Iraq is a transitional democracy with its first general election held in January 2005 and a permanent constitution ratified in October 2005.

After U.S.-led invasion ousted long-time dictator Saddam Hussein in April 2003, Iraq was governed by a Coalition Provincial Authority run by the United States. The CPA transferred power to the Iraqi Interim Government on June 28, 2004, and Iraq became a sovereign country. Voters chose an interim National Assembly in January 2005 that elected an interim president and drafted a constitution that was ratified by Iraqis on Oct. 15, 2005.

   STRUCTURE

Executive
The executive branch includes the president, two vice presidents, prime    more...
Executive
The executive branch includes the president, two vice presidents, prime minister and cabinet. The president of Iraq holds a largely ceremonial role and is elected by a two-thirds majority of the parliament. Kurdish leader Jalal Talabani served as the interim president and was re-elected to another four-year term in the permanent government in April 2006. The president and the two vice presidents make up the Presidency Council.

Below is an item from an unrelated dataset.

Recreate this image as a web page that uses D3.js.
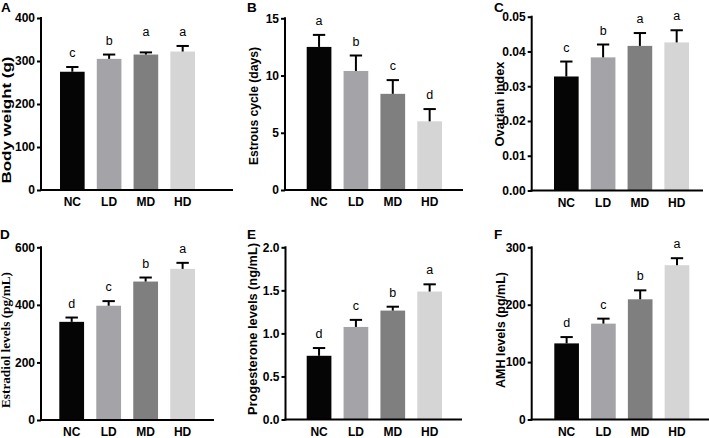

The party with a majority in the parliament selects the prime minister who, as the head of the government, is responsible for the general policy of the nation and serves as the chief of the armed forces. The prime minister appoints a cabinet that must be approved by an absolute majority of the parliament. Nouri al-Maliki, a member of the Shiite Dawa Party, became the first prime minister in April 2006, and after hard-fought negotiations over the interior, national security and defense posts, the parliament approved his full cabinet in June 2006. The cabinet includes 37 ministers from the government's major parties who are responsible for overseeing national security agencies, dispensing the resources and wealth of the country, negotiating treaties, and proposing laws and budgets.

Legislative
Iraq's first full-term parliament, called the Council of Representatives, or Mejlis Watani, was elected Dec. 15, 2005, to a four-year term and is responsible for making the laws of the country. Of the 275-member council, 230 seats are allocated to Iraq's 18 electoral districts in proportion to the number of registered voters. The remaining 45 are elected nationwide, giving representation in the government to smaller parties that did not win enough votes in a single province and that have supporters spread across Iraq.

The parliament is led by a Shiite coalition called the United Iraqi Alliance and is made up of the Dawa Party, the Supreme Council for Islamic Revolution in Iraq, supporters of cleric Muqtada al-Sadr, and smaller parties. The parliament convened for the first time under the constitution in March 2006. To honor Iraq's power-sharing structure, Mahmud Mashhadani, a Sunni, was elected president of the Council of Representatives.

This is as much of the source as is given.